You are not to think you are anything special?

3 Jul

Community3jpg

The ten rules state:

  1. You’re not to think you are anything special.
  2. You’re not to think you are as good as we are.
  3. You’re not to think you are smarter than we are.
  4. You’re not to imagine yourself better than we are.
  5. You’re not to think you know more than we do.
  6. You’re not to think you are more important than we are.
  7. You’re not to think you are good at anything.
  8. You’re not to laugh at us.
  9. You’re not to think anyone cares about you.
  10. You’re not to think you can teach us anything.

Your child is living in a world of comparisons and it is hurting them. No other generation in the history of ever have spent so much time comparing themselves to others and it’s causing all sort of social and personal anxieties.

They have also been told that they are above average and the truth is that some of us are below average some of us are above average but most of us are average that’s how average works and thats ok. Most of us are average.

If we are all special then we have to change the meaning of the word special because as it sit’s we can’t all be “Better, greater, or otherwise different from what is usual” as the Oxford dictionary outlines.

Your child is living in a world of comparisons and it is hurting them

The ten rules outlined above are called the Jante Law in Denmark Jantelagen in Sweden and Janteloven in Norway. They are derived from a book written in 1933 A Fugitive Crosses His Tracks by Aksel Sandemose a Danish turned Norwegian author. Jante is a fictional town that Sandemose writes about that focuses on the collective rather than the individual.

For many who live in rural Norway, Denmark and Sweden these rules have subconsciously been a part of their way of life for many years. No one is seen as greater than the collective. It has led to an egalitarian society with higher levels of humility than most and a place for each country on the top ten list of the Worlds happiest countries. Hard though if your personality wants to stick out from the norm.

In Sweden they have a term many other countries struggle with Lagom. Lagom  for the Swedes means not too much of one or the other ,just right, or average. It is this ability to find contentment in what you have rather than wishing for more, that allows the Swedes a level of contentment that other countries struggle with. Align your expectations with your reality and Happiness follows.  Spend your evening outlining your amazing  accomplishments to dinner party full of Swedes might be the last dinner party you are invited to for a while. It is simply not the done thing.

Maybe the subconscious living of the laws in Nordic countries allows Happiness to be maintained as expectations are lower than in other countries and when those expectations of Life are surpassed or equalled then happiness is experienced.

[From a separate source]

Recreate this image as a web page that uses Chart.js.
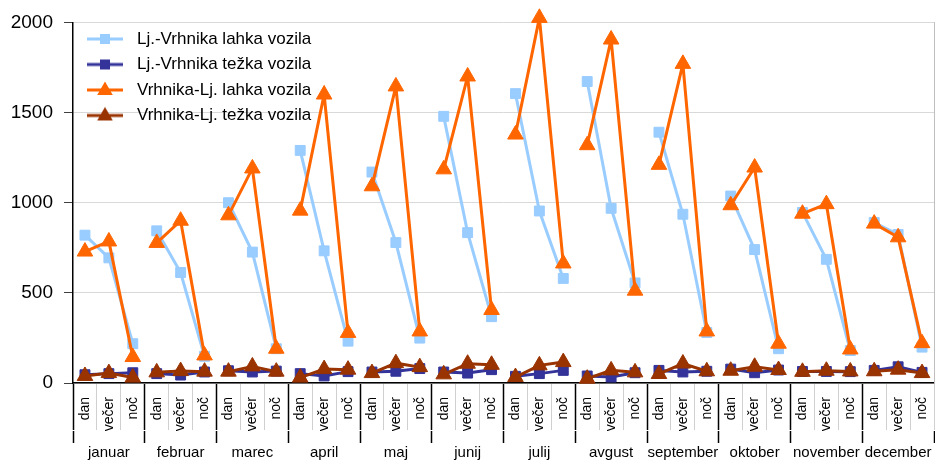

Happiness ≥ reality – expectations

In a world of increasing child and teen anxiety, trying to prove your place in the world and base your existence on success is raising our expectation levels to unattainable heights. Is a bit of Jante and Lagom positive for the way we interact with others. Is a society based around Jante law the key to a happier existence? The world of exposure to information, comparison, negative news and less privacy is where kids and teens presently live and it is not serving them well.  They have a fear of the world and a ready naivety in sharing information to others without the realisation of the consequences.

There are eleven laws of Jante outlined in Sandemon’s novel but one law is rarely mentioned. I think that law is more pertinent to why so many experience higher levels of anxiety and isolation than ever before, it’s a law that sums up our modern data and information obsessed cultures and it’s become increasingly worrying. For every parent that allows their child to pst and share information online. Be aware of law number 11

  1. Perhaps you don’t think we know a few things about you?